REQUIRED WORK ::
Reproduce the listing exactly and skip over any pictures.

DATA PROVIDED ::
— Start —

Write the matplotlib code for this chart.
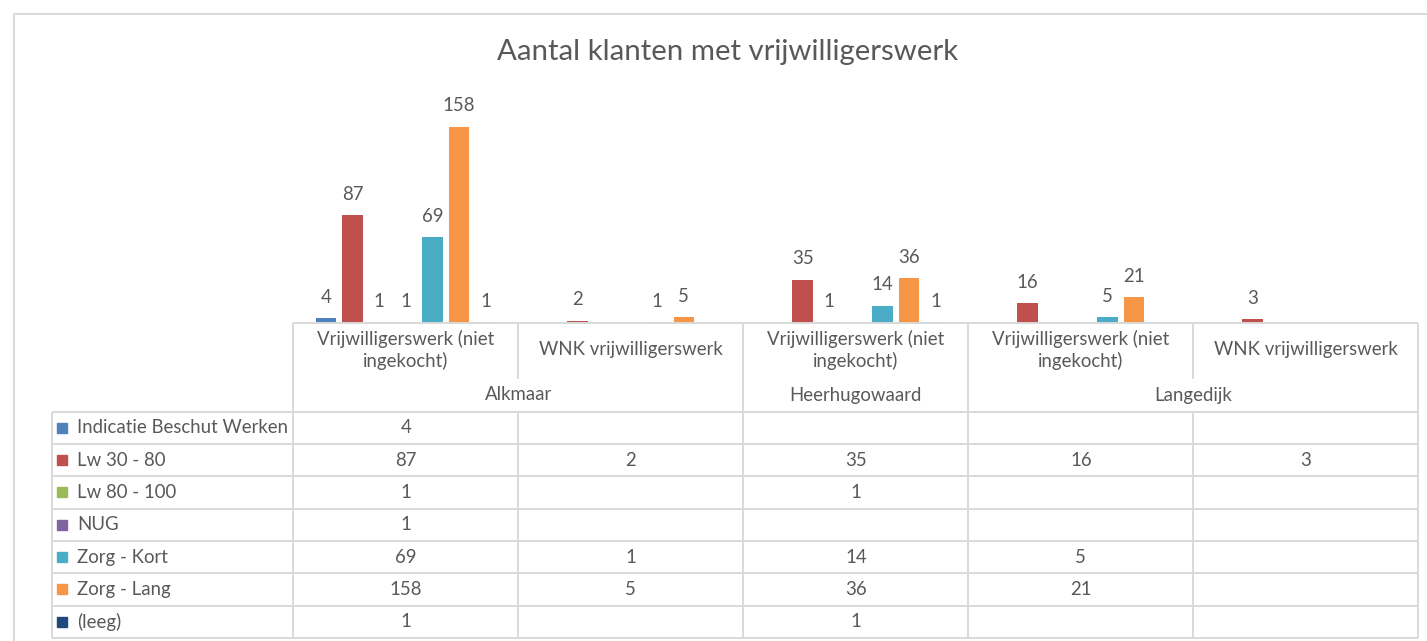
import numpy as np
import matplotlib.pyplot as plt
from matplotlib.patches import Rectangle

plt.rcParams['font.family'] = ['Lato', 'DejaVu Sans']

# data
title = 'Aantal klanten met vrijwilligerswerk'
categories = ['Vrijwilligerswerk (niet\ningekocht)', 'WNK vrijwilligerswerk',
              'Vrijwilligerswerk (niet\ningekocht)',
              'Vrijwilligerswerk (niet\ningekocht)', 'WNK vrijwilligerswerk']
groups = ['Alkmaar', 'Heerhugowaard', 'Langedijk']
group_size = [2, 1, 2]
series = ['Indicatie Beschut Werken', 'Lw 30 - 80', 'Lw 80 - 100', 'NUG',
          'Zorg - Kort', 'Zorg - Lang', '(leeg)']
nan = np.nan
indicatie = [4, nan, nan, nan, nan]
lw_30_80 = [87, 2, 35, 16, 3]
lw_80_100 = [1, nan, 1, nan, nan]
nug = [1, nan, nan, nan, nan]
zorg_kort = [69, 1, 14, 5, nan]
zorg_lang = [158, 5, 36, 21, nan]
leeg = [1, nan, 1, nan, nan]
values = [indicatie, lw_30_80, lw_80_100, nug, zorg_kort, zorg_lang, leeg]
colors = ['#4F81BD', '#C0504D', '#9BBB59', '#8064A2', '#4BACC6', '#F79646', '#1F497D']

W, H = 1427, 641
txt = '#595959'
grid = '#D9D9D9'
fs = 13.4

fig = plt.figure(figsize=(W / 100, H / 100), dpi=100)

# bars
x0, x1 = 293.3, 1418.3
base, top = 323.2, 99.3
ax = fig.add_axes([x0 / W, 1 - base / H, (x1 - x0) / W, (base - top) / H])
ax.set_xlim(-0.5, len(categories) - 0.5)
ax.set_ylim(0, 180)
ax.axis('off')
x = np.arange(len(categories))
slot = 0.118
for i, (vals, c) in enumerate(zip(values, colors)):
    pos = x + (i - 3) * slot
    ax.bar(pos, vals, width=0.091, color=c, zorder=3)
    for p, v in zip(pos, vals):
        if not np.isnan(v):
            ax.annotate('%d' % v, (p, v), xytext=(0, 15), textcoords='offset points',
                        ha='center', va='center', fontsize=fs, color=txt)

# overlay in pixel coords for frame + data table (on top of the bars)
ov = fig.add_axes([0, 0, 1, 1])
ov.set_xlim(0, W)
ov.set_ylim(H, 0)
ov.axis('off')

# chart frame
ov.plot([14, 14, W], [H, 14, 14], color=grid, lw=1.4)
ov.text(728, 52, title, ha='center', va='center', fontsize=21.2, color=txt)

# data table
cw = (x1 - x0) / len(categories)
edges = [x0 + cw * k for k in range(len(categories) + 1)]
tline = 322.5
row_top = 411.7
rh = 32.3
bottom = row_top + rh * len(series)
left = 52
lkw = dict(color=grid, lw=1.4, solid_capstyle='butt')

ov.plot([x0, x1], [tline, tline], **lkw)
for k in range(len(series) + 1):
    y = row_top + rh * k
    ov.plot([left, x1], [y, y], **lkw)
ov.plot([left, left], [row_top, bottom], **lkw)

gb = np.cumsum([0] + group_size)
for k, e in enumerate(edges):
    if k in gb:
        ov.plot([e, e], [tline, bottom], **lkw)
    else:
        ov.plot([e, e], [tline, 379], **lkw)
        ov.plot([e, e], [row_top, bottom], **lkw)

for k, lab in enumerate(categories):
    ov.text((edges[k] + edges[k + 1]) / 2, 350, lab, ha='center', va='center',
            fontsize=fs, color=txt, linespacing=1.25)
for g, lab in enumerate(groups):
    cx = (edges[gb[g]] + edges[gb[g + 1]]) / 2
    ov.text(cx, 395, lab, ha='center', va='center', fontsize=fs, color=txt)

for r, (name, vals, c) in enumerate(zip(series, values, colors)):
    yc = row_top + rh * (r + 0.5)
    ov.add_patch(Rectangle((57, yc - 5), 10, 10, color=c))
    ov.text(77, yc, name, ha='left', va='center', fontsize=fs, color=txt)
    for k, v in enumerate(vals):
        if not np.isnan(v):
            ov.text((edges[k] + edges[k + 1]) / 2, yc, '%d' % v, ha='center',
                    va='center', fontsize=fs, color=txt)

fig.savefig('out.png', dpi=100, facecolor='white')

— End —

COMPLETE ANSWER ::
Write the matplotlib code for this chart.
import numpy as np
import matplotlib.pyplot as plt
from matplotlib.patches import Rectangle

plt.rcParams['font.family'] = ['Lato', 'DejaVu Sans']

# data
title = 'Aantal klanten met vrijwilligerswerk'
categories = ['Vrijwilligerswerk (niet\ningekocht)', 'WNK vrijwilligerswerk',
              'Vrijwilligerswerk (niet\ningekocht)',
              'Vrijwilligerswerk (niet\ningekocht)', 'WNK vrijwilligerswerk']
groups = ['Alkmaar', 'Heerhugowaard', 'Langedijk']
group_size = [2, 1, 2]
series = ['Indicatie Beschut Werken', 'Lw 30 - 80', 'Lw 80 - 100', 'NUG',
          'Zorg - Kort', 'Zorg - Lang', '(leeg)']
nan = np.nan
indicatie = [4, nan, nan, nan, nan]
lw_30_80 = [87, 2, 35, 16, 3]
lw_80_100 = [1, nan, 1, nan, nan]
nug = [1, nan, nan, nan, nan]
zorg_kort = [69, 1, 14, 5, nan]
zorg_lang = [158, 5, 36, 21, nan]
leeg = [1, nan, 1, nan, nan]
values = [indicatie, lw_30_80, lw_80_100, nug, zorg_kort, zorg_lang, leeg]
colors = ['#4F81BD', '#C0504D', '#9BBB59', '#8064A2', '#4BACC6', '#F79646', '#1F497D']

W, H = 1427, 641
txt = '#595959'
grid = '#D9D9D9'
fs = 13.4

fig = plt.figure(figsize=(W / 100, H / 100), dpi=100)

# bars
x0, x1 = 293.3, 1418.3
base, top = 323.2, 99.3
ax = fig.add_axes([x0 / W, 1 - base / H, (x1 - x0) / W, (base - top) / H])
ax.set_xlim(-0.5, len(categories) - 0.5)
ax.set_ylim(0, 180)
ax.axis('off')
x = np.arange(len(categories))
slot = 0.118
for i, (vals, c) in enumerate(zip(values, colors)):
    pos = x + (i - 3) * slot
    ax.bar(pos, vals, width=0.091, color=c, zorder=3)
    for p, v in zip(pos, vals):
        if not np.isnan(v):
            ax.annotate('%d' % v, (p, v), xytext=(0, 15), textcoords='offset points',
                        ha='center', va='center', fontsize=fs, color=txt)

# overlay in pixel coords for frame + data table (on top of the bars)
ov = fig.add_axes([0, 0, 1, 1])
ov.set_xlim(0, W)
ov.set_ylim(H, 0)
ov.axis('off')

# chart frame
ov.plot([14, 14, W], [H, 14, 14], color=grid, lw=1.4)
ov.text(728, 52, title, ha='center', va='center', fontsize=21.2, color=txt)

# data table
cw = (x1 - x0) / len(categories)
edges = [x0 + cw * k for k in range(len(categories) + 1)]
tline = 322.5
row_top = 411.7
rh = 32.3
bottom = row_top + rh * len(series)
left = 52
lkw = dict(color=grid, lw=1.4, solid_capstyle='butt')

ov.plot([x0, x1], [tline, tline], **lkw)
for k in range(len(series) + 1):
    y = row_top + rh * k
    ov.plot([left, x1], [y, y], **lkw)
ov.plot([left, left], [row_top, bottom], **lkw)

gb = np.cumsum([0] + group_size)
for k, e in enumerate(edges):
    if k in gb:
        ov.plot([e, e], [tline, bottom], **lkw)
    else:
        ov.plot([e, e], [tline, 379], **lkw)
        ov.plot([e, e], [row_top, bottom], **lkw)

for k, lab in enumerate(categories):
    ov.text((edges[k] + edges[k + 1]) / 2, 350, lab, ha='center', va='center',
            fontsize=fs, color=txt, linespacing=1.25)
for g, lab in enumerate(groups):
    cx = (edges[gb[g]] + edges[gb[g + 1]]) / 2
    ov.text(cx, 395, lab, ha='center', va='center', fontsize=fs, color=txt)

for r, (name, vals, c) in enumerate(zip(series, values, colors)):
    yc = row_top + rh * (r + 0.5)
    ov.add_patch(Rectangle((57, yc - 5), 10, 10, color=c))
    ov.text(77, yc, name, ha='left', va='center', fontsize=fs, color=txt)
    for k, v in enumerate(vals):
        if not np.isnan(v):
            ov.text((edges[k] + edges[k + 1]) / 2, yc, '%d' % v, ha='center',
                    va='center', fontsize=fs, color=txt)

fig.savefig('out.png', dpi=100, facecolor='white')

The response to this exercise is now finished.